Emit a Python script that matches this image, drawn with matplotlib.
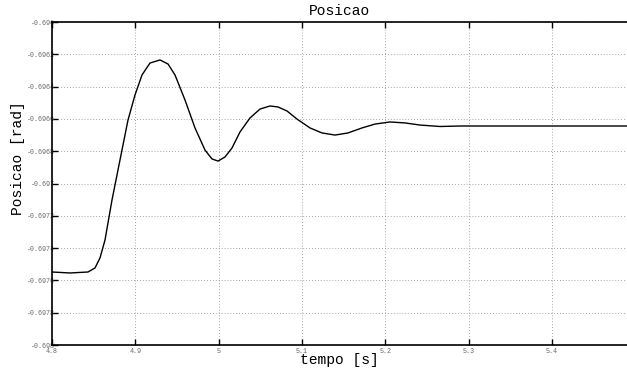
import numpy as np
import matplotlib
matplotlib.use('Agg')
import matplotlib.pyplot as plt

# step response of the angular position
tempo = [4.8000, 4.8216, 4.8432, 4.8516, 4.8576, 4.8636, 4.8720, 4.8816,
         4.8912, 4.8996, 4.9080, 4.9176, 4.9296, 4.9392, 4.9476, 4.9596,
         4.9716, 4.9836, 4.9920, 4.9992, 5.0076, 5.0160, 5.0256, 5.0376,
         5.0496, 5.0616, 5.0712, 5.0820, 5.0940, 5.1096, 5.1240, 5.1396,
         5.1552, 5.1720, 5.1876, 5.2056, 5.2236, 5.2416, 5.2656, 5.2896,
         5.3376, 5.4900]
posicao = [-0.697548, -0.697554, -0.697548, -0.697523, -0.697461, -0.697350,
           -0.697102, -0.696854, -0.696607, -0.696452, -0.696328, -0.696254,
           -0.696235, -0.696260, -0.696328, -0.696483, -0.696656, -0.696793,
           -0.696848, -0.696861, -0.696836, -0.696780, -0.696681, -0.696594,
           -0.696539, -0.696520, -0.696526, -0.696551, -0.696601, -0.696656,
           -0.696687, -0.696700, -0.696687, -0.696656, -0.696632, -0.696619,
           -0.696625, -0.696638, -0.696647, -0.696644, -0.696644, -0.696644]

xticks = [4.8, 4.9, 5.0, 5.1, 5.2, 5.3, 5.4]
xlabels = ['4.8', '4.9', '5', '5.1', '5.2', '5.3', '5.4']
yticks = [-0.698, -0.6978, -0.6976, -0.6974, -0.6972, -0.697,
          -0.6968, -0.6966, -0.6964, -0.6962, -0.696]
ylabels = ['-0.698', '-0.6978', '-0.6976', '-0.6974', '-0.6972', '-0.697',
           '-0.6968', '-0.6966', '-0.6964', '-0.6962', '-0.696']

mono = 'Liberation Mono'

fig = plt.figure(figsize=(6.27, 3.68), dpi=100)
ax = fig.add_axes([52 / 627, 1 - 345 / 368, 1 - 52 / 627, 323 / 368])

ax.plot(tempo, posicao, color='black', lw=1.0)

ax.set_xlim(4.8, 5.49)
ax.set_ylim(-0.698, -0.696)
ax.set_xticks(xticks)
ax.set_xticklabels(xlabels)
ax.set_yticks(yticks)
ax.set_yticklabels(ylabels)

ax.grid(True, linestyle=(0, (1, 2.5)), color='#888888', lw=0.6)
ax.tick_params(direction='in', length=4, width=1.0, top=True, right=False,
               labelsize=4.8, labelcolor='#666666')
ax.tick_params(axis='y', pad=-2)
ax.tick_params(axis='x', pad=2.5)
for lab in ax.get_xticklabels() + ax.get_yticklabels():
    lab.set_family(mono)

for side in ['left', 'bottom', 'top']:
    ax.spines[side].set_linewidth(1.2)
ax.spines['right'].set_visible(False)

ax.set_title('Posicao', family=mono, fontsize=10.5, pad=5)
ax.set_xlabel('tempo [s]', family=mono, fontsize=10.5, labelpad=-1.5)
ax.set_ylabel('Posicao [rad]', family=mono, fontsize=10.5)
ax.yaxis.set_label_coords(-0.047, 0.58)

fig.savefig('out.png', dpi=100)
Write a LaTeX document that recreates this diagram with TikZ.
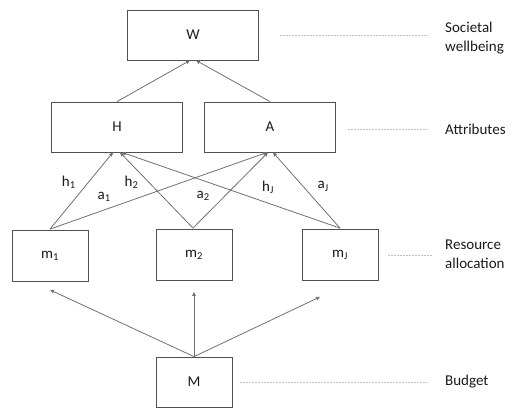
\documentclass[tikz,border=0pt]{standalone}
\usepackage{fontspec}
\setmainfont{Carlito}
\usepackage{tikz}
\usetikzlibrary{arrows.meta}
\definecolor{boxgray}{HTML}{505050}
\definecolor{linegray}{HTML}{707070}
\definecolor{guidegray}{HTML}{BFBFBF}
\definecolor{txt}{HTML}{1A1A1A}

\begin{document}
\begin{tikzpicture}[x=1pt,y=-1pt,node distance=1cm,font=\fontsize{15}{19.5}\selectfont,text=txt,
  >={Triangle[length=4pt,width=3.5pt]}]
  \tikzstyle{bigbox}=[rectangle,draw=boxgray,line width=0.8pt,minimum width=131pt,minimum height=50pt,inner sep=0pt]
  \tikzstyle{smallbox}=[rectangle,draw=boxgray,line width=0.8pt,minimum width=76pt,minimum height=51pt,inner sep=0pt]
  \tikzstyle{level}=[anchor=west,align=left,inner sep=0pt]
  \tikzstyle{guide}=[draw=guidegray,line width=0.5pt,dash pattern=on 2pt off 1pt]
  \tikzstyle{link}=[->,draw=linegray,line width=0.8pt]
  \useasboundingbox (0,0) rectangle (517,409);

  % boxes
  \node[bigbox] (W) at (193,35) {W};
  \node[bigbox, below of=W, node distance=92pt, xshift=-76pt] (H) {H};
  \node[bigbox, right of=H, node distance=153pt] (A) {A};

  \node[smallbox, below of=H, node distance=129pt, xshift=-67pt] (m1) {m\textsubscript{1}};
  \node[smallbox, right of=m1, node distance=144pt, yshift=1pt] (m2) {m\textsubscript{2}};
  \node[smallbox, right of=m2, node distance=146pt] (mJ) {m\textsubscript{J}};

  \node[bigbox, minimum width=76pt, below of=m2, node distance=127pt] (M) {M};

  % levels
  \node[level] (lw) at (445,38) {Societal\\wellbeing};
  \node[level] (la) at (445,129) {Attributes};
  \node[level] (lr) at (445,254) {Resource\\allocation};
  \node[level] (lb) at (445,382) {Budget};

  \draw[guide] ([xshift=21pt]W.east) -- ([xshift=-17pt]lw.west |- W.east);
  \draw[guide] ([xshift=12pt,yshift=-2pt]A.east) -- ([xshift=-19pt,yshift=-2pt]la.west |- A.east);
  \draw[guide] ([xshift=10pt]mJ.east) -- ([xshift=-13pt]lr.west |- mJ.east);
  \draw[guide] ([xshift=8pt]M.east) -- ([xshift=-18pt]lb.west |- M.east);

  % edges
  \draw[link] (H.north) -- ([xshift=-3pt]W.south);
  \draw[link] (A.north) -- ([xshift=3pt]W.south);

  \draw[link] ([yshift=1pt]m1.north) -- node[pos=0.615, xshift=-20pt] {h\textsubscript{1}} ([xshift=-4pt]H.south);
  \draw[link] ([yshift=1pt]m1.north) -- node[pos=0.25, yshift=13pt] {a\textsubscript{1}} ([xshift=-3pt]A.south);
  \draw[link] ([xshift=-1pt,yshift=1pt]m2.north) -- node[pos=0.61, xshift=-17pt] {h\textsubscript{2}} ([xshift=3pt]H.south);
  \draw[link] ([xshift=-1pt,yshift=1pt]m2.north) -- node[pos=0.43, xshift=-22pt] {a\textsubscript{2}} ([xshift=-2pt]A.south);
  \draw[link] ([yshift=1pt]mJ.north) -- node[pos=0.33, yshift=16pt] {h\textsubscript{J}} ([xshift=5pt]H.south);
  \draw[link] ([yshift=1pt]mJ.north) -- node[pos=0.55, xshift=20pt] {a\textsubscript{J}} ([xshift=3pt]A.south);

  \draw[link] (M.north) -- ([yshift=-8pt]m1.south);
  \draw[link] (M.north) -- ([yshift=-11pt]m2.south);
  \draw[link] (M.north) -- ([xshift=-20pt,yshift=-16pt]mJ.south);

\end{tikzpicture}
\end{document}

TASK DIRECTIONS> Omit the pictures. Transcribe every record exactly.

OUTPUT BELOW>
Emit a Python script that matches this image, drawn with matplotlib.
import numpy as np
import matplotlib
matplotlib.use('Agg')
import matplotlib.pyplot as plt

# step response of the angular position
tempo = [4.8000, 4.8216, 4.8432, 4.8516, 4.8576, 4.8636, 4.8720, 4.8816,
         4.8912, 4.8996, 4.9080, 4.9176, 4.9296, 4.9392, 4.9476, 4.9596,
         4.9716, 4.9836, 4.9920, 4.9992, 5.0076, 5.0160, 5.0256, 5.0376,
         5.0496, 5.0616, 5.0712, 5.0820, 5.0940, 5.1096, 5.1240, 5.1396,
         5.1552, 5.1720, 5.1876, 5.2056, 5.2236, 5.2416, 5.2656, 5.2896,
         5.3376, 5.4900]
posicao = [-0.697548, -0.697554, -0.697548, -0.697523, -0.697461, -0.697350,
           -0.697102, -0.696854, -0.696607, -0.696452, -0.696328, -0.696254,
           -0.696235, -0.696260, -0.696328, -0.696483, -0.696656, -0.696793,
           -0.696848, -0.696861, -0.696836, -0.696780, -0.696681, -0.696594,
           -0.696539, -0.696520, -0.696526, -0.696551, -0.696601, -0.696656,
           -0.696687, -0.696700, -0.696687, -0.696656, -0.696632, -0.696619,
           -0.696625, -0.696638, -0.696647, -0.696644, -0.696644, -0.696644]

xticks = [4.8, 4.9, 5.0, 5.1, 5.2, 5.3, 5.4]
xlabels = ['4.8', '4.9', '5', '5.1', '5.2', '5.3', '5.4']
yticks = [-0.698, -0.6978, -0.6976, -0.6974, -0.6972, -0.697,
          -0.6968, -0.6966, -0.6964, -0.6962, -0.696]
ylabels = ['-0.698', '-0.6978', '-0.6976', '-0.6974', '-0.6972', '-0.697',
           '-0.6968', '-0.6966', '-0.6964', '-0.6962', '-0.696']

mono = 'Liberation Mono'

fig = plt.figure(figsize=(6.27, 3.68), dpi=100)
ax = fig.add_axes([52 / 627, 1 - 345 / 368, 1 - 52 / 627, 323 / 368])

ax.plot(tempo, posicao, color='black', lw=1.0)

ax.set_xlim(4.8, 5.49)
ax.set_ylim(-0.698, -0.696)
ax.set_xticks(xticks)
ax.set_xticklabels(xlabels)
ax.set_yticks(yticks)
ax.set_yticklabels(ylabels)

ax.grid(True, linestyle=(0, (1, 2.5)), color='#888888', lw=0.6)
ax.tick_params(direction='in', length=4, width=1.0, top=True, right=False,
               labelsize=4.8, labelcolor='#666666')
ax.tick_params(axis='y', pad=-2)
ax.tick_params(axis='x', pad=2.5)
for lab in ax.get_xticklabels() + ax.get_yticklabels():
    lab.set_family(mono)

for side in ['left', 'bottom', 'top']:
    ax.spines[side].set_linewidth(1.2)
ax.spines['right'].set_visible(False)

ax.set_title('Posicao', family=mono, fontsize=10.5, pad=5)
ax.set_xlabel('tempo [s]', family=mono, fontsize=10.5, labelpad=-1.5)
ax.set_ylabel('Posicao [rad]', family=mono, fontsize=10.5)
ax.yaxis.set_label_coords(-0.047, 0.58)

fig.savefig('out.png', dpi=100)
Write a LaTeX document that recreates this diagram with TikZ.
\documentclass[tikz,border=0pt]{standalone}
\usepackage{fontspec}
\setmainfont{Carlito}
\usepackage{tikz}
\usetikzlibrary{arrows.meta}
\definecolor{boxgray}{HTML}{505050}
\definecolor{linegray}{HTML}{707070}
\definecolor{guidegray}{HTML}{BFBFBF}
\definecolor{txt}{HTML}{1A1A1A}

\begin{document}
\begin{tikzpicture}[x=1pt,y=-1pt,node distance=1cm,font=\fontsize{15}{19.5}\selectfont,text=txt,
  >={Triangle[length=4pt,width=3.5pt]}]
  \tikzstyle{bigbox}=[rectangle,draw=boxgray,line width=0.8pt,minimum width=131pt,minimum height=50pt,inner sep=0pt]
  \tikzstyle{smallbox}=[rectangle,draw=boxgray,line width=0.8pt,minimum width=76pt,minimum height=51pt,inner sep=0pt]
  \tikzstyle{level}=[anchor=west,align=left,inner sep=0pt]
  \tikzstyle{guide}=[draw=guidegray,line width=0.5pt,dash pattern=on 2pt off 1pt]
  \tikzstyle{link}=[->,draw=linegray,line width=0.8pt]
  \useasboundingbox (0,0) rectangle (517,409);

  % boxes
  \node[bigbox] (W) at (193,35) {W};
  \node[bigbox, below of=W, node distance=92pt, xshift=-76pt] (H) {H};
  \node[bigbox, right of=H, node distance=153pt] (A) {A};

  \node[smallbox, below of=H, node distance=129pt, xshift=-67pt] (m1) {m\textsubscript{1}};
  \node[smallbox, right of=m1, node distance=144pt, yshift=1pt] (m2) {m\textsubscript{2}};
  \node[smallbox, right of=m2, node distance=146pt] (mJ) {m\textsubscript{J}};

  \node[bigbox, minimum width=76pt, below of=m2, node distance=127pt] (M) {M};

  % levels
  \node[level] (lw) at (445,38) {Societal\\wellbeing};
  \node[level] (la) at (445,129) {Attributes};
  \node[level] (lr) at (445,254) {Resource\\allocation};
  \node[level] (lb) at (445,382) {Budget};

  \draw[guide] ([xshift=21pt]W.east) -- ([xshift=-17pt]lw.west |- W.east);
  \draw[guide] ([xshift=12pt,yshift=-2pt]A.east) -- ([xshift=-19pt,yshift=-2pt]la.west |- A.east);
  \draw[guide] ([xshift=10pt]mJ.east) -- ([xshift=-13pt]lr.west |- mJ.east);
  \draw[guide] ([xshift=8pt]M.east) -- ([xshift=-18pt]lb.west |- M.east);

  % edges
  \draw[link] (H.north) -- ([xshift=-3pt]W.south);
  \draw[link] (A.north) -- ([xshift=3pt]W.south);

  \draw[link] ([yshift=1pt]m1.north) -- node[pos=0.615, xshift=-20pt] {h\textsubscript{1}} ([xshift=-4pt]H.south);
  \draw[link] ([yshift=1pt]m1.north) -- node[pos=0.25, yshift=13pt] {a\textsubscript{1}} ([xshift=-3pt]A.south);
  \draw[link] ([xshift=-1pt,yshift=1pt]m2.north) -- node[pos=0.61, xshift=-17pt] {h\textsubscript{2}} ([xshift=3pt]H.south);
  \draw[link] ([xshift=-1pt,yshift=1pt]m2.north) -- node[pos=0.43, xshift=-22pt] {a\textsubscript{2}} ([xshift=-2pt]A.south);
  \draw[link] ([yshift=1pt]mJ.north) -- node[pos=0.33, yshift=16pt] {h\textsubscript{J}} ([xshift=5pt]H.south);
  \draw[link] ([yshift=1pt]mJ.north) -- node[pos=0.55, xshift=20pt] {a\textsubscript{J}} ([xshift=3pt]A.south);

  \draw[link] (M.north) -- ([yshift=-8pt]m1.south);
  \draw[link] (M.north) -- ([yshift=-11pt]m2.south);
  \draw[link] (M.north) -- ([xshift=-20pt,yshift=-16pt]mJ.south);

\end{tikzpicture}
\end{document}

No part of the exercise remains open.